• [Directions]:
Everything from the opening line of the records below through the line with "ctx.rect(L, T, R - L, B - T);" must be duplicated exactly, pictures left out.

----- Raw data -----

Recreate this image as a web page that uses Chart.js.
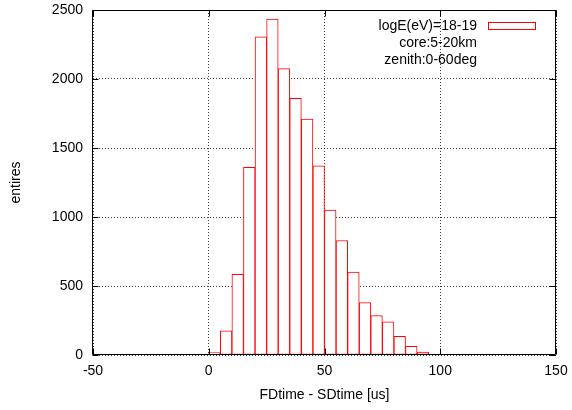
<!DOCTYPE html>
<html>
<head>
<meta charset="utf-8">
<script src="https://cdn.jsdelivr.net/npm/chart.js@4"></script>
<style>
  html, body { margin: 0; padding: 0; background: #fff; }
  canvas { display: block; }
</style>
</head>
<body>
<canvas id="histChart" width="572" height="410"></canvas>
<script>
// Histogram bins: centre of each 5 us wide bin, and the entries in it
const binCenters = [-2.5, 2.5, 7.5, 12.5, 17.5, 22.5, 27.5, 32.5, 37.5, 42.5, 47.5,
                    52.5, 57.5, 62.5, 67.5, 72.5, 77.5, 82.5, 87.5, 92.5, 97.5];
const entries = [5, 17, 175, 585, 1360, 2305, 2435, 2075, 1860, 1710, 1370,
                 1050, 830, 600, 380, 285, 240, 135, 63, 22, 4];

// Axis ticks
const xTicks = [-50, 0, 50, 100, 150];
const yTicks = [0, 500, 1000, 1500, 2000, 2500];

// Key text
const seriesLabel = 'logE(eV)=18-19';
const keyNotes = ['core:5-20km', 'zenith:0-60deg'];

const FONT = { family: '"Liberation Sans", Arial, sans-serif', size: 14 };

// Draw the gnuplot style frame, inward tick marks and the key
const framePlugin = {
    id: 'frame',
    afterDraw(chart) {
        const ctx = chart.ctx;
        const a = chart.chartArea;
        const xs = chart.scales.x;
        const ys = chart.scales.y;
        const L = Math.round(a.left) - 0.5, R = Math.round(a.right) - 0.5;
        const T = Math.round(a.top) + 0.5, B = Math.round(a.bottom) - 0.5;
        const tick = 6;

        ctx.save();
        ctx.strokeStyle = '#000';
        ctx.lineWidth = 1;
        ctx.beginPath();
        ctx.rect(L, T, R - L, B - T);

        xTicks.forEach(v => {
            const px = Math.round(xs.getPixelForValue(v)) + 0.5;
            ctx.moveTo(px, B); ctx.lineTo(px, B - tick);
            ctx.moveTo(px, T); ctx.lineTo(px, T + tick);
        });
        yTicks.forEach(v => {
            const py = Math.round(ys.getPixelForValue(v)) + 0.5;
            ctx.moveTo(L, py); ctx.lineTo(L + tick, py);
            ctx.moveTo(R, py); ctx.lineTo(R - tick, py);
        });
        ctx.stroke();

        // Key: right aligned text with an outlined sample box
        ctx.font = FONT.size + 'px ' + FONT.family;
        ctx.fillStyle = '#000';
        ctx.textAlign = 'right';
        ctx.textBaseline = 'middle';
        const lines = [chart.data.datasets[0].label].concat(keyNotes);
        lines.forEach((t, i) => ctx.fillText(t, 477, 26 + i * 17));

        ctx.strokeStyle = '#ff0000';
        ctx.strokeRect(488.5, 22.5, 47, 7);
        ctx.restore();
    }
};

const ctx = document.getElementById('histChart').getContext('2d');

new Chart(ctx, {
    type: 'bar',
    data: {
        datasets: [{
            label: seriesLabel,
            data: binCenters.map((x, i) => ({ x: x, y: entries[i] })),
            backgroundColor: '#ffffff',
            borderColor: '#ff0000',
            borderWidth: 1,
            borderSkipped: false,
            barPercentage: 1.0,
            categoryPercentage: 1.0
        }]
    },
    options: {
        responsive: false,
        animation: false,
        devicePixelRatio: 1,
        layout: { padding: { top: 10, right: 16, left: 0, bottom: 0 } },
        scales: {
            x: {
                type: 'linear',
                min: -50,
                max: 150,
                offset: false,
                afterBuildTicks: s => { s.ticks = xTicks.map(v => ({ value: v })); },
                afterFit: s => {
                    s.height = 55;
                    s.paddingLeft = 0;
                    s.paddingRight = 0;
                },
                grid: {
                    offset: false,
                    drawTicks: false,
                    color: 'rgba(0,0,0,0.75)',
                    lineWidth: 1
                },
                border: { display: false, dash: [1, 2] },
                ticks: {
                    color: '#000',
                    font: FONT,
                    padding: 8,
                    maxRotation: 0,
                    callback: v => String(v)
                },
                title: {
                    display: true,
                    text: 'FDtime - SDtime [us]',
                    color: '#000',
                    font: FONT,
                    padding: { top: 0, bottom: 6 }
                }
            },
            y: {
                min: 0,
                max: 2500,
                afterBuildTicks: s => { s.ticks = yTicks.map(v => ({ value: v })); },
                afterFit: s => {
                    s.width = 93;
                    s.paddingTop = 0;
                    s.paddingBottom = 0;
                },
                grid: {
                    drawTicks: false,
                    color: 'rgba(0,0,0,0.75)',
                    lineWidth: 1
                },
                border: { display: false, dash: [1, 2] },
                ticks: {
                    color: '#000',
                    font: FONT,
                    padding: 10,
                    callback: v => String(v)
                },
                title: {
                    display: true,
                    text: 'entires',
                    color: '#000',
                    font: FONT,
                    padding: { top: 8, bottom: 0 }
                }
            }
        },
        plugins: {
            legend: { display: false },
            tooltip: { enabled: false }
        }
    },
    plugins: [framePlugin]
});
</script>
</body>
</html>
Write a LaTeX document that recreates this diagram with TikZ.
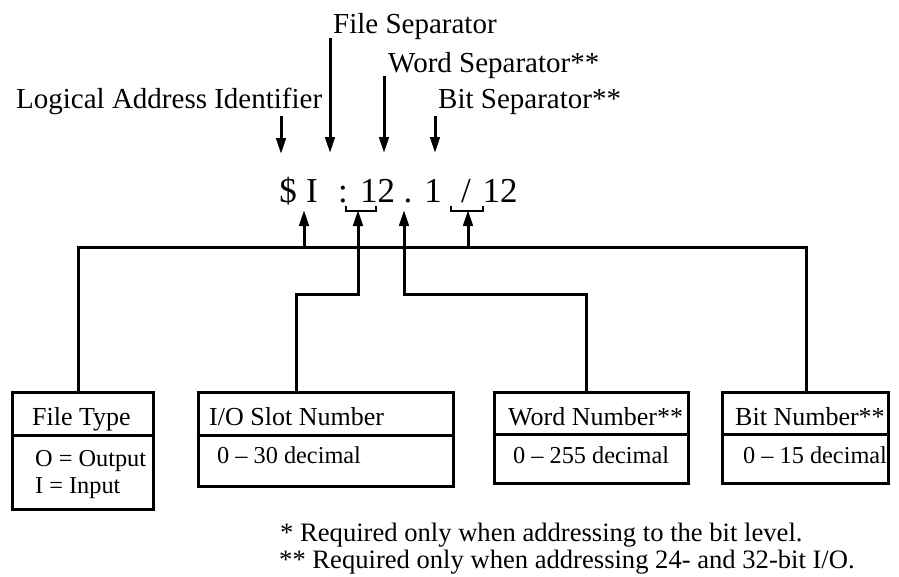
\documentclass[tikz,border=0pt]{standalone}
\usepackage{fontspec}
\setmainfont{Liberation Serif}
\usetikzlibrary{arrows.meta}

\tikzset{
  wire/.style={line width=3pt, line join=miter},
  pointer/.style={wire, -{Triangle[length=16pt,width=9.5pt]}},
  brace/.style={line width=1.7pt},
  boxframe/.style={draw, line width=3pt, inner sep=0pt},
  toplabel/.style={inner sep=0pt, anchor=base west, font=\fontsize{29}{34}\selectfont},
  addr/.style={inner sep=0pt, anchor=base, font=\fontsize{35}{40}\selectfont},
  boxtitle/.style={inner sep=0pt, anchor=base west, font=\fontsize{26}{30}\selectfont},
  boxtext/.style={inner sep=0pt, anchor=base west, font=\fontsize{24.3}{28}\selectfont},
  note/.style={inner sep=0pt, anchor=base west, font=\fontsize{26.6}{30}\selectfont},
}

\begin{document}
\begin{tikzpicture}[x=1pt, y=-1pt]
\useasboundingbox (0,0) rectangle (899,576);

% labels above the address
\node[toplabel] (lfile) at (333,33) {File Separator};
\node[toplabel] (lword) at (388,72) {Word Separator**};
\node[toplabel] (llog)  at (16,108) {Logical Address Identifier};
\node[toplabel] (lbit)  at (438,108) {Bit Separator**};

% the address itself
\node[addr] (adollar) at (288,202) {\$};
\node[addr] (atype)   at (312,202) {I};
\node[addr] (acolon)  at (343,202) {:};
\node[addr] (aslot)   at (377.5,202) {12};
\node[addr] (adot)    at (408,202) {.};
\node[addr] (aword)   at (433,202) {1};
\node[addr] (aslash)  at (466,202) {/};
\node[addr] (abit)    at (500,202) {12};

% arrows from the labels down to the address
\coordinate (llog-s)  at (281,116);  \coordinate (llog-t)  at (281,154);
\coordinate (lfile-s) at (330,38);   \coordinate (lfile-t) at (330,153);
\coordinate (lword-s) at (384,76);   \coordinate (lword-t) at (384,153);
\coordinate (lbit-s)  at (435,116);  \coordinate (lbit-t)  at (435,153);
\draw[pointer] (llog-s) -- (llog-t);
\draw[pointer] (lfile-s) -- (lfile-t);
\draw[pointer] (lword-s) -- (lword-t);
\draw[pointer] (lbit-s) -- (lbit-t);

% small brackets under the slot and bit fields
\draw[brace] (346,206) -- (346,211) -- (376,211) -- (376,206);
\draw[brace] (451,206) -- (451,211) -- (483,211) -- (483,206);

% field boxes
\node[boxframe, minimum width=141pt, minimum height=117pt] (bft)   at (82.5,450.5) {};
\node[boxframe, minimum width=255pt, minimum height=94pt]  (bslot) at (325.5,439) {};
\node[boxframe, minimum width=194pt, minimum height=91pt]  (bword) at (591,437.5) {};
\node[boxframe, minimum width=166pt, minimum height=91pt]  (bbit)  at (805,437.5) {};
\draw[wire] (bft.west |- 0,435)   -- (bft.east |- 0,435);
\draw[wire] (bslot.west |- 0,435) -- (bslot.east |- 0,435);
\draw[wire] (bword.west |- 0,434) -- (bword.east |- 0,434);
\draw[wire] (bbit.west |- 0,434)  -- (bbit.east |- 0,434);

\node[boxtitle] (tft)   at (32,425)  {File Type};
\node[boxtext]  (tft1)  at (35,466)  {O = Output};
\node[boxtext]  (tft2)  at (35,493)  {I = Input};
\node[boxtitle] (tslot) at (209,425) {I/O Slot Number};
\node[boxtext]  (tslot1) at (217,463) {0 -- 30 decimal};
\node[boxtitle] (tword) at (508,425) {Word Number**};
\node[boxtext]  (tword1) at (513,463) {0 -- 255 decimal};
\node[boxtitle] (tbit)  at (735,425) {Bit Number**};
\node[boxtext]  (tbit1) at (743,463) {0 -- 15 decimal};

% connectors from the boxes up to the address
\coordinate (busl) at (78,247);
\coordinate (busr) at (806,247);
\draw[wire] (bft.north -| busl) -- (busl) -- (busr) -- (bbit.north -| busr);
\draw[pointer] (304,247) -- (304,210);
\draw[pointer] (468,247) -- (468,210);
\draw[pointer] (bslot.north -| 296,0) -- (296,294) -- (358,294) -- (358,210);
\draw[pointer] (bword.north -| 586,0) -- (586,294) -- (404,294) -- (404,210);

% footnotes
\node[note] (n1) at (280,541) {* Required only when addressing to the bit level.};
\node[note] (n2) at (279,568) {** Required only when addressing 24- and 32-bit I/O.};
\end{tikzpicture}
\end{document}
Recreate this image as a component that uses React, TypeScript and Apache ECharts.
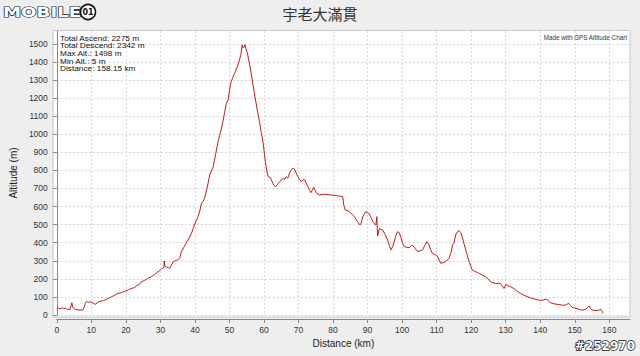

-----

• [Answer for this exercise]:
Recreate this image as a web page that uses Chart.js.
<!DOCTYPE html>
<html>
<head>
<meta charset="utf-8">
<script src="https://cdn.jsdelivr.net/npm/chart.js@4"></script>
<style>
  html, body { margin: 0; padding: 0; background: #fff; }
  canvas { display: block; }
</style>
</head>
<body>
<canvas id="histChart" width="572" height="410"></canvas>
<script>
// Histogram bins: centre of each 5 us wide bin, and the entries in it
const binCenters = [-2.5, 2.5, 7.5, 12.5, 17.5, 22.5, 27.5, 32.5, 37.5, 42.5, 47.5,
                    52.5, 57.5, 62.5, 67.5, 72.5, 77.5, 82.5, 87.5, 92.5, 97.5];
const entries = [5, 17, 175, 585, 1360, 2305, 2435, 2075, 1860, 1710, 1370,
                 1050, 830, 600, 380, 285, 240, 135, 63, 22, 4];

// Axis ticks
const xTicks = [-50, 0, 50, 100, 150];
const yTicks = [0, 500, 1000, 1500, 2000, 2500];

// Key text
const seriesLabel = 'logE(eV)=18-19';
const keyNotes = ['core:5-20km', 'zenith:0-60deg'];

const FONT = { family: '"Liberation Sans", Arial, sans-serif', size: 14 };

// Draw the gnuplot style frame, inward tick marks and the key
const framePlugin = {
    id: 'frame',
    afterDraw(chart) {
        const ctx = chart.ctx;
        const a = chart.chartArea;
        const xs = chart.scales.x;
        const ys = chart.scales.y;
        const L = Math.round(a.left) - 0.5, R = Math.round(a.right) - 0.5;
        const T = Math.round(a.top) + 0.5, B = Math.round(a.bottom) - 0.5;
        const tick = 6;

        ctx.save();
        ctx.strokeStyle = '#000';
        ctx.lineWidth = 1;
        ctx.beginPath();
        ctx.rect(L, T, R - L, B - T);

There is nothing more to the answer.